— START Data shown —

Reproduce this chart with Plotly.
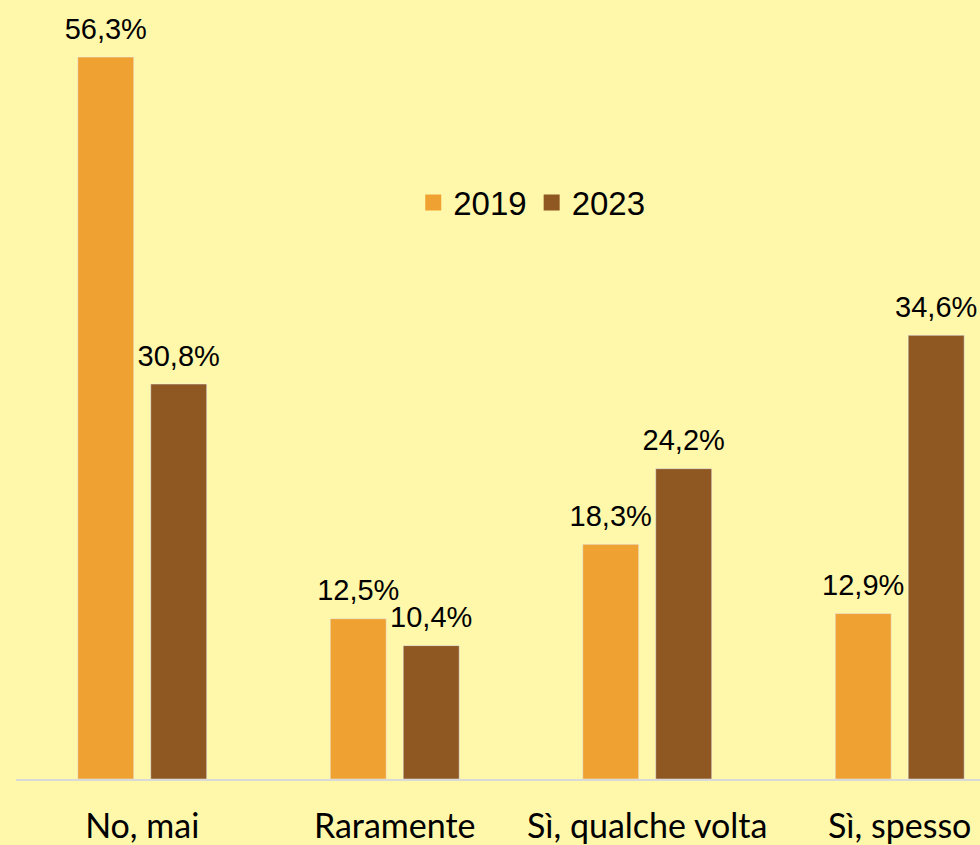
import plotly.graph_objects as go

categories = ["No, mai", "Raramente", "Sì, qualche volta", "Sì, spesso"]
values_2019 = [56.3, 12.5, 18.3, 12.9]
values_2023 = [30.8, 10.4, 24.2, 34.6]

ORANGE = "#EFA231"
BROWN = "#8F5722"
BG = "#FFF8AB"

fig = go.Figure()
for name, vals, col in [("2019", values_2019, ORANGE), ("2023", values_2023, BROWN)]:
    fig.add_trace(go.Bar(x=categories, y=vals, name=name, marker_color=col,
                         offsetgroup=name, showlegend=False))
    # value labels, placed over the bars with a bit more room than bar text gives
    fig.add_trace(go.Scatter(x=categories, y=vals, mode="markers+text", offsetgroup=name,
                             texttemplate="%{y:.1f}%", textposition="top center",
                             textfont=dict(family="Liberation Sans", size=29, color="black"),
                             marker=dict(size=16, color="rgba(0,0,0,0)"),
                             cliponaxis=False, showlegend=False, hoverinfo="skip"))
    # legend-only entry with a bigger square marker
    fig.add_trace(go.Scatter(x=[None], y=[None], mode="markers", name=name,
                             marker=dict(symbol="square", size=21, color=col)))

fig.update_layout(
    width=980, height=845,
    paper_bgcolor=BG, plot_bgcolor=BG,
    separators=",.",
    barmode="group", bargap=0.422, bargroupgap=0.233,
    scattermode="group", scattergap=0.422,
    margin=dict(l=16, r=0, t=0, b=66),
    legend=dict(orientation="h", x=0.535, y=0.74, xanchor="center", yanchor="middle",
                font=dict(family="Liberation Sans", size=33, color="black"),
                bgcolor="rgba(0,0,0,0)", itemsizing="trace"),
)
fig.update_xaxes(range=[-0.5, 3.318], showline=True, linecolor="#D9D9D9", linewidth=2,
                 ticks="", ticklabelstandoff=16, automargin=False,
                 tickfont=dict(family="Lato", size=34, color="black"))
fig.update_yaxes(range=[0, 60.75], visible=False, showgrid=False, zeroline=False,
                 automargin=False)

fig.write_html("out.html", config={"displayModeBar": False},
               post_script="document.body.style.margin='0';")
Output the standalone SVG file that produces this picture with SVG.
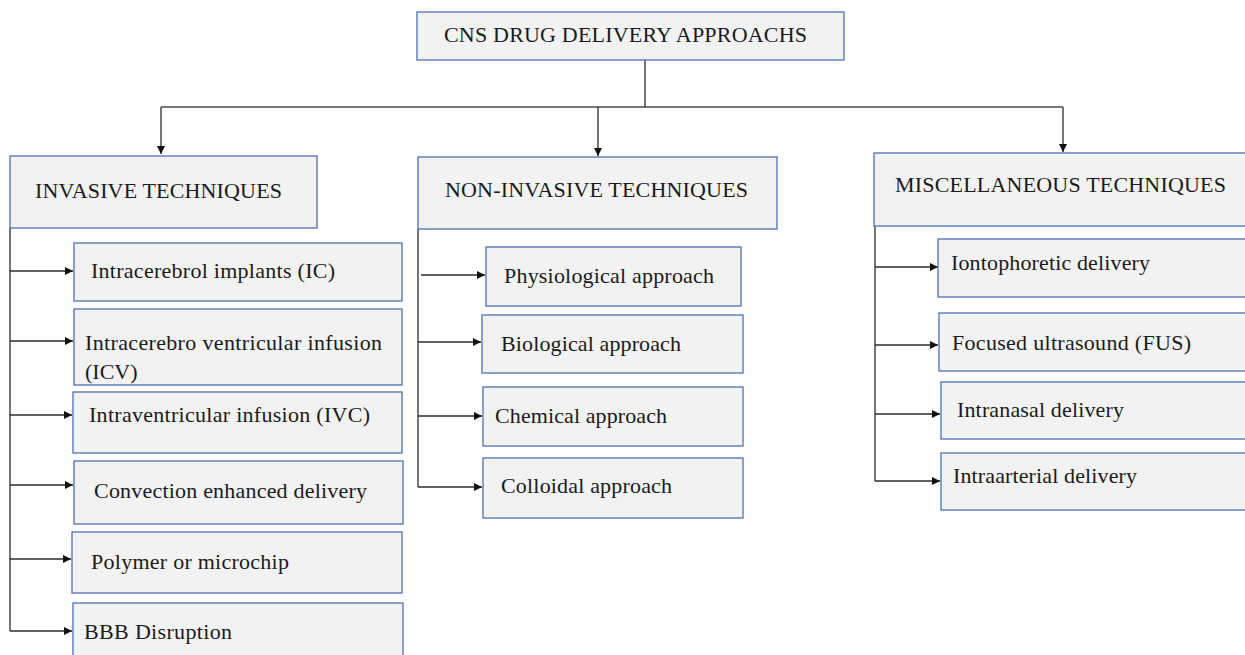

— END Data shown —

# Instruction:
Copy out each line word for word, please, skipping the images.

# Response:
Reproduce this chart with Plotly.
import plotly.graph_objects as go

categories = ["No, mai", "Raramente", "Sì, qualche volta", "Sì, spesso"]
values_2019 = [56.3, 12.5, 18.3, 12.9]
values_2023 = [30.8, 10.4, 24.2, 34.6]

ORANGE = "#EFA231"
BROWN = "#8F5722"
BG = "#FFF8AB"

fig = go.Figure()
for name, vals, col in [("2019", values_2019, ORANGE), ("2023", values_2023, BROWN)]:
    fig.add_trace(go.Bar(x=categories, y=vals, name=name, marker_color=col,
                         offsetgroup=name, showlegend=False))
    # value labels, placed over the bars with a bit more room than bar text gives
    fig.add_trace(go.Scatter(x=categories, y=vals, mode="markers+text", offsetgroup=name,
                             texttemplate="%{y:.1f}%", textposition="top center",
                             textfont=dict(family="Liberation Sans", size=29, color="black"),
                             marker=dict(size=16, color="rgba(0,0,0,0)"),
                             cliponaxis=False, showlegend=False, hoverinfo="skip"))
    # legend-only entry with a bigger square marker
    fig.add_trace(go.Scatter(x=[None], y=[None], mode="markers", name=name,
                             marker=dict(symbol="square", size=21, color=col)))

fig.update_layout(
    width=980, height=845,
    paper_bgcolor=BG, plot_bgcolor=BG,
    separators=",.",
    barmode="group", bargap=0.422, bargroupgap=0.233,
    scattermode="group", scattergap=0.422,
    margin=dict(l=16, r=0, t=0, b=66),
    legend=dict(orientation="h", x=0.535, y=0.74, xanchor="center", yanchor="middle",
                font=dict(family="Liberation Sans", size=33, color="black"),
                bgcolor="rgba(0,0,0,0)", itemsizing="trace"),
)
fig.update_xaxes(range=[-0.5, 3.318], showline=True, linecolor="#D9D9D9", linewidth=2,
                 ticks="", ticklabelstandoff=16, automargin=False,
                 tickfont=dict(family="Lato", size=34, color="black"))
fig.update_yaxes(range=[0, 60.75], visible=False, showgrid=False, zeroline=False,
                 automargin=False)

fig.write_html("out.html", config={"displayModeBar": False},
               post_script="document.body.style.margin='0';")
Output the standalone SVG file that produces this picture with SVG.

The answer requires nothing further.